* _Problem requirements_: Word for word, restate the lines from the start of the data below through the line containing "const legendRows = [571, 615, 657];".

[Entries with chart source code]
___

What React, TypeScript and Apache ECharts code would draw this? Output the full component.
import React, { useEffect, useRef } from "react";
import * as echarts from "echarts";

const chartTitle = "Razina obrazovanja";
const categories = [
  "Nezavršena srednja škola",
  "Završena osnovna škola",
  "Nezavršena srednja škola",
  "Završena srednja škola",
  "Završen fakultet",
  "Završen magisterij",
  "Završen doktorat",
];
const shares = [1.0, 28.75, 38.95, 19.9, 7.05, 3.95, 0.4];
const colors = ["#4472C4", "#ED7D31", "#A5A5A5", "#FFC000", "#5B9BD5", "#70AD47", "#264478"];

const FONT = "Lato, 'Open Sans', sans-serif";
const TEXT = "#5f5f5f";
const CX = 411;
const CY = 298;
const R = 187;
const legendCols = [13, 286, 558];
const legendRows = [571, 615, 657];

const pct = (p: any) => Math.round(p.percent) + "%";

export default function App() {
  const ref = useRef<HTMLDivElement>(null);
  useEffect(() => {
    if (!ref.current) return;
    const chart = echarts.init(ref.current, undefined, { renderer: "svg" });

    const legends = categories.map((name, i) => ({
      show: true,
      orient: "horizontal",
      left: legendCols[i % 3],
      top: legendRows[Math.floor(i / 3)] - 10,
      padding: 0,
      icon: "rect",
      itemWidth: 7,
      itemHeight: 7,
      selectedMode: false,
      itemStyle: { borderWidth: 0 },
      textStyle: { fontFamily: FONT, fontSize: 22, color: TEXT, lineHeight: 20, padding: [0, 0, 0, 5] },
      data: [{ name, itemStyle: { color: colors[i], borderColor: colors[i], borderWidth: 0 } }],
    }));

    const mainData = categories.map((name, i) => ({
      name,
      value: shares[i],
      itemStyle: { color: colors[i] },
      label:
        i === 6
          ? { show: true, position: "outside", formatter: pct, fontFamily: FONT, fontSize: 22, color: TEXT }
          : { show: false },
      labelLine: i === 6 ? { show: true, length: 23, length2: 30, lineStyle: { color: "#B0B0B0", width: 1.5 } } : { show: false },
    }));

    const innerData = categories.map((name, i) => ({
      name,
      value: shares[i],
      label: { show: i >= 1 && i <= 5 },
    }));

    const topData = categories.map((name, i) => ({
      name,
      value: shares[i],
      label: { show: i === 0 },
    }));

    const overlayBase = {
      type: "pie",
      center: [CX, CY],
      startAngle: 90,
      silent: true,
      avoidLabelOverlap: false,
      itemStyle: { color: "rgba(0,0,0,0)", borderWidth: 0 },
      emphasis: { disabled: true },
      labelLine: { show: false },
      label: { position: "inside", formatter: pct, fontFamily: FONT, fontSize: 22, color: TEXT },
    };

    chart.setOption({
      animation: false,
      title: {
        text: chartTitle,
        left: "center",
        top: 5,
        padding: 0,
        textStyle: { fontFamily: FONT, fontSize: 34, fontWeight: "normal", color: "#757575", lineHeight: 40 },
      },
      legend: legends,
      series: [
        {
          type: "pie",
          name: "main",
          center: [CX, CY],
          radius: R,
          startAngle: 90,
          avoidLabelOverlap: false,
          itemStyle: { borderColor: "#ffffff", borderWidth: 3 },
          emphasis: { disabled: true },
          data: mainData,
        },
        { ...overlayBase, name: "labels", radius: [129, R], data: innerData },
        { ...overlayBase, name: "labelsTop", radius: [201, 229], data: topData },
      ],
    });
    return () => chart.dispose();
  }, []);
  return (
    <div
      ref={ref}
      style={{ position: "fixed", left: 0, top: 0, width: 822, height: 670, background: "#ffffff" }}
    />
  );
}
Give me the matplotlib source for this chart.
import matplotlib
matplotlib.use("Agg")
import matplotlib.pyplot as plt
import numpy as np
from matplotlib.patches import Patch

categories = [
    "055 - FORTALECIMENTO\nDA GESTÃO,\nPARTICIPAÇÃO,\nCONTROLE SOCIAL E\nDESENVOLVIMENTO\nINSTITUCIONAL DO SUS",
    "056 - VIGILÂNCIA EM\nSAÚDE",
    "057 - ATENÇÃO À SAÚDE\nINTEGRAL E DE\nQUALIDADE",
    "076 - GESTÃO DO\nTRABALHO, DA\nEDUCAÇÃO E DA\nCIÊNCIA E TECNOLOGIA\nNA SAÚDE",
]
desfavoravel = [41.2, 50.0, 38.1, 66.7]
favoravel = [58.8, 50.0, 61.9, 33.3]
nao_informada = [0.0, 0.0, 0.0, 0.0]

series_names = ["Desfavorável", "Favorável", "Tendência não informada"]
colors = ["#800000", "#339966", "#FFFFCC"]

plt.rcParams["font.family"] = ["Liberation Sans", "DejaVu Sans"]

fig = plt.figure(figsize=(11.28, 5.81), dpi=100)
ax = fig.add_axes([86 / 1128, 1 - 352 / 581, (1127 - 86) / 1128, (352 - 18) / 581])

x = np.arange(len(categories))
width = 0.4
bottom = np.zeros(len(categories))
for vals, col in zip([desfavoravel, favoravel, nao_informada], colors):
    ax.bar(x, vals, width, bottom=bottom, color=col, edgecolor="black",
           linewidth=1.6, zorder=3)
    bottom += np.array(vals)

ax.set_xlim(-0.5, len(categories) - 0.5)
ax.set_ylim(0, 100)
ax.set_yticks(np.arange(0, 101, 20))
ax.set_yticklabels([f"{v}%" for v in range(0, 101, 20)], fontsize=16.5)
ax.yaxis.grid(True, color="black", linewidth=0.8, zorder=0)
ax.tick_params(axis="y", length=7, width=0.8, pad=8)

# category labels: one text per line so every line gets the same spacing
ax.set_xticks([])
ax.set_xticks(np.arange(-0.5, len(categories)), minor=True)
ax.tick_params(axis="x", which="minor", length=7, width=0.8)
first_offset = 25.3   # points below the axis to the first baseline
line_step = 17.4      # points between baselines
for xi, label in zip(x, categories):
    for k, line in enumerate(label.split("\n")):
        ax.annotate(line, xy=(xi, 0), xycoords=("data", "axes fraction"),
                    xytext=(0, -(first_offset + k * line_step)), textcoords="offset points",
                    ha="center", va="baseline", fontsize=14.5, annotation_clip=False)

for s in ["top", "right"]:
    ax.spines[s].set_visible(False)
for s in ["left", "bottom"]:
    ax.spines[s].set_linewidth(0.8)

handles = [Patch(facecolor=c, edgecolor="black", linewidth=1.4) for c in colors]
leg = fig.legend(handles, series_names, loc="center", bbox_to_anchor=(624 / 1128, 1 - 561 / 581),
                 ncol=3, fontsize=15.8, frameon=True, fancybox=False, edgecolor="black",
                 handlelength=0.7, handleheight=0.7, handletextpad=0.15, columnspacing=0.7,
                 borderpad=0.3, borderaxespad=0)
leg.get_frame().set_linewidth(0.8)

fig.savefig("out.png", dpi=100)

___

* _Expected answer_:
What React, TypeScript and Apache ECharts code would draw this? Output the full component.
import React, { useEffect, useRef } from "react";
import * as echarts from "echarts";

const chartTitle = "Razina obrazovanja";
const categories = [
  "Nezavršena srednja škola",
  "Završena osnovna škola",
  "Nezavršena srednja škola",
  "Završena srednja škola",
  "Završen fakultet",
  "Završen magisterij",
  "Završen doktorat",
];
const shares = [1.0, 28.75, 38.95, 19.9, 7.05, 3.95, 0.4];
const colors = ["#4472C4", "#ED7D31", "#A5A5A5", "#FFC000", "#5B9BD5", "#70AD47", "#264478"];

const FONT = "Lato, 'Open Sans', sans-serif";
const TEXT = "#5f5f5f";
const CX = 411;
const CY = 298;
const R = 187;
const legendCols = [13, 286, 558];
const legendRows = [571, 615, 657];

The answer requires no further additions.